You're assuming that you run 1 thread at a 2 to 4 core node or so?

This is not the reality.

See supercomputer report Europe. On average of machines in production more than 50% of the cpu's is on average in use and that goes up to 70% on average at every given hour 24 hours a day, 365 days a year.

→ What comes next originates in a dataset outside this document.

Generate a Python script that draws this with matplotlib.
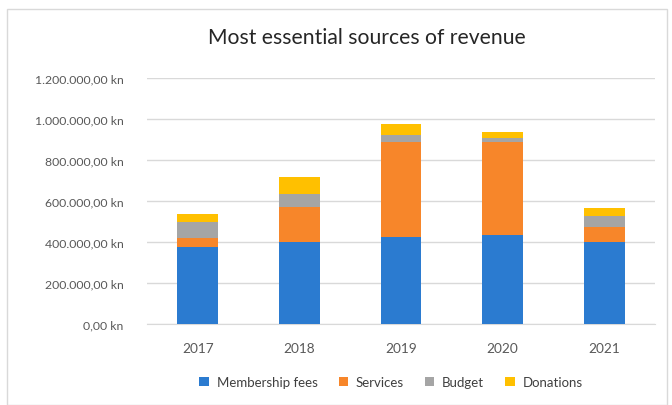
import matplotlib
matplotlib.use("Agg")
import matplotlib.pyplot as plt
from matplotlib.patches import Rectangle
from matplotlib.ticker import FuncFormatter

years = ["2017", "2018", "2019", "2020", "2021"]
membership = [377000, 398000, 423000, 436000, 402000]
services = [43000, 171000, 463000, 454000, 73000]
budget = [76000, 65000, 36000, 16000, 53000]
donations = [41000, 81000, 54000, 32000, 36000]

series_names = ["Membership fees", "Services", "Budget", "Donations"]
colors = ["#2B7BD0", "#F7862A", "#A5A5A5", "#FFC000"]

plt.rcParams['font.family'] = ['Lato', 'DejaVu Sans']

fig = plt.figure(figsize=(6.72, 4.06), dpi=100)
fig.patch.set_facecolor("white")
fig.patches.append(Rectangle((7/672, 0.0), 660/672, 396/406, transform=fig.transFigure,
                             fill=False, edgecolor="#D9D9D9", linewidth=1.0))

ax = fig.add_axes([147/672, 81/406, 508/672, 246/406])
x = list(range(len(years)))
bottom = [0] * len(years)
for vals, name, col in zip([membership, services, budget, donations], series_names, colors):
    ax.bar(x, vals, width=0.4, bottom=bottom, color=col, label=name, zorder=3)
    bottom = [b + v for b, v in zip(bottom, vals)]

ax.set_xlim(-0.5, 4.5)
ax.set_ylim(0, 1200000)
ax.set_yticks(range(0, 1200001, 200000))

def fmt(v, pos):
    s = f"{int(round(v)):,}".replace(",", ".")
    return s + ",00 kn"

ax.yaxis.set_major_formatter(FuncFormatter(fmt))
ax.set_xticks(x)
ax.set_xticklabels(years)
ax.grid(axis="y", color="#D9D9D9", linewidth=1.0, zorder=0)
for s in ["top", "right", "left"]:
    ax.spines[s].set_visible(False)
ax.spines["bottom"].set_color("#D9D9D9")
ax.tick_params(axis="both", length=0, colors="#595959")
ax.tick_params(axis="y", pad=17, labelsize=8.8)
ax.tick_params(axis="x", pad=13, labelsize=9.8)

fig.text(367/672, 1 - 38/406, "Most essential sources of revenue", ha="center", va="center",
         fontsize=15.2, color="#262626")

leg = fig.legend(loc="center", bbox_to_anchor=(391/672, 1 - 383/406), ncol=4, frameon=False,
                 fontsize=9.5, handlelength=0.7, handleheight=0.7, columnspacing=1.6,
                 handletextpad=0.6, labelcolor="#404040")

fig.savefig("out.png", dpi=100)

So even if you start your program as a single thread a node (note why make your program MPI when you have idle cores in this node), even in that unlikely case, the odds is 70% some other job runs at that same node as well eating the other core(s).

Vincent

----- Original Message ----- From: "Eric W. Biederman" <[EMAIL PROTECTED]>
To: "Vincent Diepeveen" <[EMAIL PROTECTED]>
Cc: "Ashley Pittman" <[EMAIL PROTECTED]>; "'Bogdan Costescu'" <[EMAIL PROTECTED]>; "'Beowulf List'" <beowulf@beowulf.org>; "Daniel Kidger" <[EMAIL PROTECTED]>; "'Mark Hahn'" <[EMAIL PROTECTED]>
Sent: Saturday, September 09, 2006 3:49 AM
Subject: Re: [Beowulf] cluster softwares supporting parallel CFD computing


"Vincent Diepeveen" <[EMAIL PROTECTED]> writes:

How about the latency to wake up that thread again. runqueue latency in linux is
10+ ms?

That assumes you have a 100Mhz clock (default is currently 250Mhz) and
you have something else running.  If you have something else running
yielding is even more of a win because you get something productive
done, when you would otherwise be idle.  Plus you the scheduler
will give your process a higher priority when it wakes up because
it slept.

In practice I don't expect anything interesting will happen in that time
interval.  So you should awake almost instantly.